Escludendo pertanto una vendetta politica contro tifosi israeliani che tifano per una squadra di destra, cosa possiamo evincere dai fatti di Amsterdam? Credo che termini come pogrom o antisemitismo vadano adoperati con prudenza e soltanto in contesti di certezza. Per questo le parole della squadra rivale calcistica cittadina – l’Hapoel Tel Aviv, la cui tifoseria è identificata come “di sinistra” – sono importanti per capire. In un comunicato il club scrive: “Siamo inorriditi dagli incidenti terribili e violenti di Amsterdam. Questo è un atto di terrore basato sul più profondo antisemitismo, che non fa altro che aumentare la portata dell’orrore e del dolore”. Dunque, antisemitismo. 

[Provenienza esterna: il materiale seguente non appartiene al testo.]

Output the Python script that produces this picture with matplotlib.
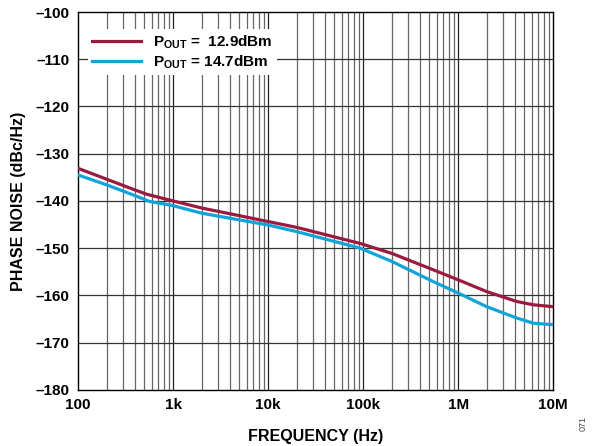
import numpy as np
import matplotlib
matplotlib.use('Agg')
import matplotlib.pyplot as plt
from matplotlib.ticker import FixedLocator, NullFormatter

plt.rcParams['font.family'] = ['Liberation Sans', 'DejaVu Sans']
plt.rcParams['font.weight'] = 'bold'
plt.rcParams['mathtext.fontset'] = 'custom'
plt.rcParams['mathtext.rm'] = 'Liberation Sans:bold'
plt.rcParams['mathtext.bf'] = 'Liberation Sans:bold'

# values
freq_red = [100, 200, 400, 530, 1000, 2000, 20e3, 93e3, 200e3, 550e3, 1e6, 2e6, 4.15e6, 6.2e6, 10e6]
pn_red = [-133.1, -135.4, -137.7, -138.6, -140.0, -141.5, -145.6, -149.0, -151.1, -154.6, -156.7, -159.2, -161.3, -162.0, -162.4]

freq_blue = [100, 200, 400, 560, 1000, 2000, 10e3, 20e3, 93e3, 200e3, 550e3, 1e6, 2e6, 4.15e6, 6.2e6, 10e6]
pn_blue = [-134.5, -136.6, -138.9, -140.1, -141.0, -142.6, -145.1, -146.5, -150.0, -152.8, -157.1, -159.5, -162.4, -164.8, -165.9, -166.2]

labels = [r'P$_\mathrm{OUT}$ =  12.9dBm', r'P$_\mathrm{OUT}$ = 14.7dBm']
xticks = [1e2, 1e3, 1e4, 1e5, 1e6, 1e7]
xticklabels = ['100', '1k', '10k', '100k', '1M', '10M']
yticks = list(range(-180, -99, 10))

fig = plt.figure(figsize=(5.96, 4.46), dpi=100)
ax = fig.add_axes([0.131, 0.126, 0.797, 0.847])

ax.set_xscale('log')
ax.set_xlim(100, 10e6)
ax.set_ylim(-180, -100)

# grid: every decade subdivision plus 10 dB lines
minors = [m * 10 ** e for e in range(2, 7) for m in range(2, 10)]
for f in minors:
    ax.axvline(f, color='#666666', lw=0.9, zorder=1)
for f in xticks[1:-1]:
    ax.axvline(f, color='#222222', lw=0.9, zorder=1)
for y in yticks[1:-1]:
    ax.axhline(y, color='#333333', lw=0.9, zorder=1)

ax.plot(freq_red, pn_red, color='#9b1b40', lw=2.3, label=labels[0], zorder=3)
ax.plot(freq_blue, pn_blue, color='#10a4d8', lw=2.3, label=labels[1], zorder=3)

ax.xaxis.set_major_locator(FixedLocator(xticks))
ax.xaxis.set_minor_locator(FixedLocator(minors))
ax.xaxis.set_minor_formatter(NullFormatter())
ax.set_xticklabels(xticklabels)
ax.set_yticks(yticks)
ax.set_yticklabels(['\u2013' + str(abs(v)) for v in yticks])
ax.tick_params(which='both', length=0, labelsize=11, pad=6)
for t in ax.get_xticklabels() + ax.get_yticklabels():
    t.set_fontweight('bold')

for s in ax.spines.values():
    s.set_linewidth(1.0)
    s.set_color('black')

ax.set_xlabel('FREQUENCY (Hz)', fontsize=11.5, fontweight='bold', labelpad=12)
ax.set_ylabel('PHASE NOISE (dBc/Hz)', fontsize=11.5, fontweight='bold', labelpad=7)

leg = ax.legend(loc='upper left', bbox_to_anchor=(0.02, 0.955), frameon=True,
                fancybox=False, edgecolor='none', facecolor='white', framealpha=1,
                prop={'size': 11, 'weight': 'bold'}, handlelength=3.2,
                handletextpad=0.8, labelspacing=0.12, borderpad=0.3,
                borderaxespad=0)
leg.set_zorder(5)

fig.text(0.978, 0.05, '071', rotation=90, fontsize=6.5, fontweight='normal',
         color='#444444', ha='center', va='center')

fig.savefig('out.png', dpi=100)
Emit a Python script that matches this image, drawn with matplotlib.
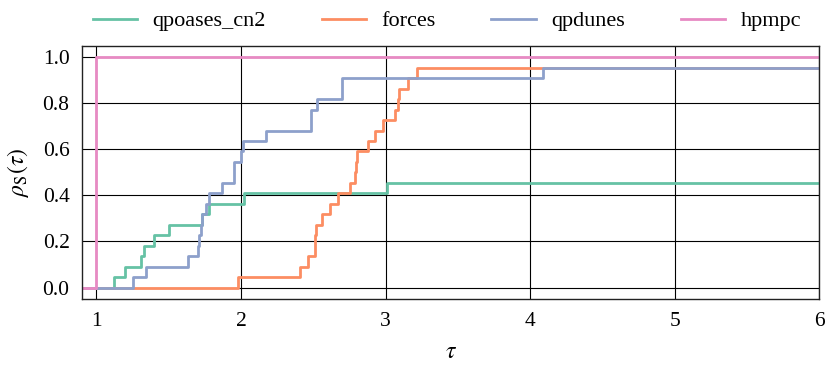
import matplotlib
matplotlib.use('Agg')
import matplotlib.pyplot as plt
import numpy as np

plt.rcParams['font.family'] = ['Liberation Serif', 'DejaVu Serif']
plt.rcParams['mathtext.fontset'] = 'stix'

n_problems = 22

# performance ratio at which each extra problem is solved, and the solved count after it
qpoases_tau = [1.12, 1.20, 1.31, 1.33, 1.40, 1.505, 1.73, 1.776, 2.017, 3.007]
qpoases_cnt = [1, 2, 3, 4, 5, 6, 7, 8, 9, 10]

forces_tau = [1.976, 2.41, 2.466, 2.508, 2.514, 2.52, 2.56, 2.613, 2.670, 2.754,
              2.788, 2.792, 2.80, 2.88, 2.927, 2.98, 3.065, 3.088, 3.095, 3.153, 3.22]
forces_cnt = [1, 2, 3, 4, 5, 6, 7, 8, 9, 10, 11, 12, 13, 14, 15, 16, 17, 18, 19, 20, 21]

qpdunes_tau = [1.251, 1.34, 1.632, 1.705, 1.712, 1.72, 1.73, 1.755, 1.78, 1.868,
               1.948, 2.0, 2.01, 2.174, 2.485, 2.524, 2.697, 4.09]
qpdunes_cnt = [1, 2, 3, 4, 5, 6, 7, 8, 9, 10, 12, 13, 14, 15, 17, 18, 20, 21]

hpmpc_tau = [1.0]
hpmpc_cnt = [22]

solvers = ['qpoases_cn2', 'forces', 'qpdunes', 'hpmpc']
taus = [qpoases_tau, forces_tau, qpdunes_tau, hpmpc_tau]
counts = [qpoases_cnt, forces_cnt, qpdunes_cnt, hpmpc_cnt]
colors = ['#66c2a5', '#fc8d62', '#8da0cb', '#e78ac3']

tau_lo, tau_hi = 0.9, 6.0

fig = plt.figure(figsize=(8.26, 3.66), dpi=100)
ax = fig.add_axes([0.0993, 0.183, 0.8927, 0.692])

for name, t, c, col in zip(solvers, taus, counts, colors):
    x = [tau_lo] + list(t) + [tau_hi]
    y = [0.0] + [k / n_problems for k in c] + [c[-1] / n_problems]
    ax.step(x, y, where='post', color=col, lw=2, label=name)

ax.set_xlim(tau_lo, tau_hi)
ax.set_ylim(-0.05, 1.05)
ax.set_xticks([1, 2, 3, 4, 5, 6])
ax.set_yticks([0.0, 0.2, 0.4, 0.6, 0.8, 1.0])
ax.grid(True, color='black', lw=0.8)
ax.set_axisbelow(True)
ax.tick_params(length=0, labelsize=15.5, pad=9)
for s in ax.spines.values():
    s.set_color('#222222')
    s.set_linewidth(1.0)

ax.set_xlabel(r'$\tau$', fontsize=17, labelpad=8)
ax.set_ylabel(r'$\rho_{\mathrm{S}}(\tau)$', fontsize=17, labelpad=8)

fig.legend(loc='upper center', bbox_to_anchor=(0.541, 1.025), ncol=4, frameon=False,
           fontsize=16, handlelength=2.0, handletextpad=0.7, columnspacing=2.5)

fig.savefig('out.png', dpi=100)
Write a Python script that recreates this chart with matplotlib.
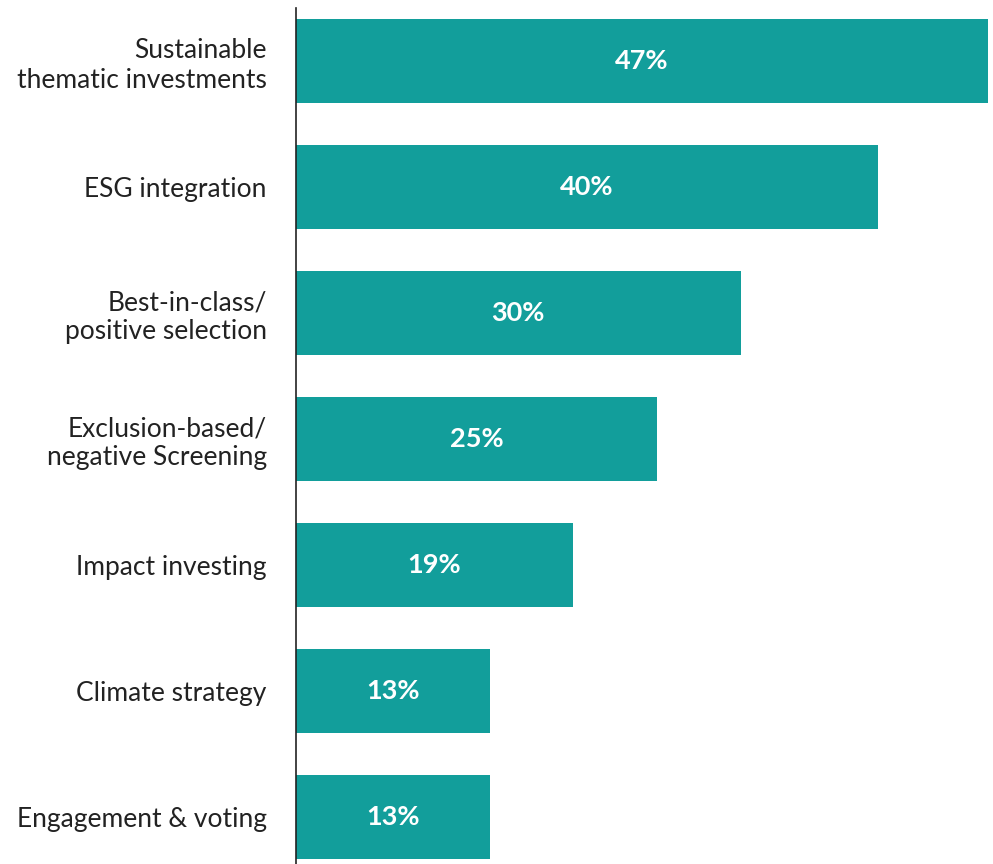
import matplotlib
matplotlib.use("Agg")
import matplotlib.pyplot as plt

categories = ["Sustainable\nthematic investments",
              "ESG integration",
              "Best-in-class/\npositive selection",
              "Exclusion-based/\nnegative Screening",
              "Impact investing",
              "Climate strategy",
              "Engagement & voting"]
# bar lengths
values = [47, 39.5, 30.2, 24.5, 18.8, 13.2, 13.2]
labels = ["47%", "40%", "30%", "25%", "19%", "13%", "13%"]

teal = "#129e9b"

plt.rcParams["font.family"] = ["Lato", "DejaVu Sans"]

fig = plt.figure(figsize=(9.93, 8.64), dpi=100)
ax = fig.add_axes([296 / 993, 0.0, (988 - 296) / 993, 1 - 8 / 864])

pos = list(range(len(values)))
ax.barh(pos, values, height=0.667, color=teal)
for i in pos:
    ax.text(values[i] / 2, i, labels[i], ha="center", va="center",
            color="white", fontsize=19.5, fontweight="bold")

ax.set_xlim(0, 47)
ax.set_ylim(6 + 47 / 126, -53 / 126)
ax.set_yticks(pos)
ax.set_yticklabels(categories, fontsize=19, color="#222222", linespacing=1.2)
ax.tick_params(axis="y", length=0, pad=21)
ax.set_xticks([])
for s in ["top", "right", "bottom"]:
    ax.spines[s].set_visible(False)
ax.spines["left"].set_color("#222222")
ax.spines["left"].set_linewidth(1.2)

fig.savefig("out.png", dpi=100)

Sappiamo che i supporter di calcio non sono notoriamente delle novizie in gita con la madre superiora: bevono, fanno trambusto, cantano cori. In questo caso eravamo di fronte a giovani e meno giovani che si erano regalati una pausa in un luogo ritenuto sicuro: Amsterdam. Una pausa dai missili balistici dell’Iran, dalle sirene che ti tolgono il sonno, dai droni degli Houthi, dai razzi di Hezbollah e di Hamas che ti distruggono casa, se non la vita. Una pausa dall’angoscia quotidiana degli ostaggi in prigionia, dalla possibilità di essere chiamati per andare al fronte, dalle notizie degli amici caduti in combattimento. Hanno strappato una bandiera palestinese da un balcone? Sì, quando la caccia all’ebreo era già cominciata. Attacchi violenti che, come ormai sappiamo, erano stati organizzati da giorni. E non soltanto ad Amsterdam, non soltanto per quella bandiera strappata e neppure per l’ipotetica errata convinzione del Maccabi come squadra di destra. Diversamente non potrebbe spiegarsi quanto accaduto a Berlino, lo stesso giorno, nei confronti della squadra giovanile Maccabi Berlin: una squadra di ragazzini composta da ebrei e non ebrei tedeschi che, per tutta la durata della partita, hanno sentito cori Free Palestine dagli spalti e dagli stessi giocatori avversari, senza che gli arbitri – evidentemente impauriti – intervenissero. Ma dopo la partita la situazione è degenerata. I giocatori del Maccabi Berlin vengono insultati, minacciati e cacciati dal campo con bastoni e coltelli. Con quale colpa se non quella di essere ebrei?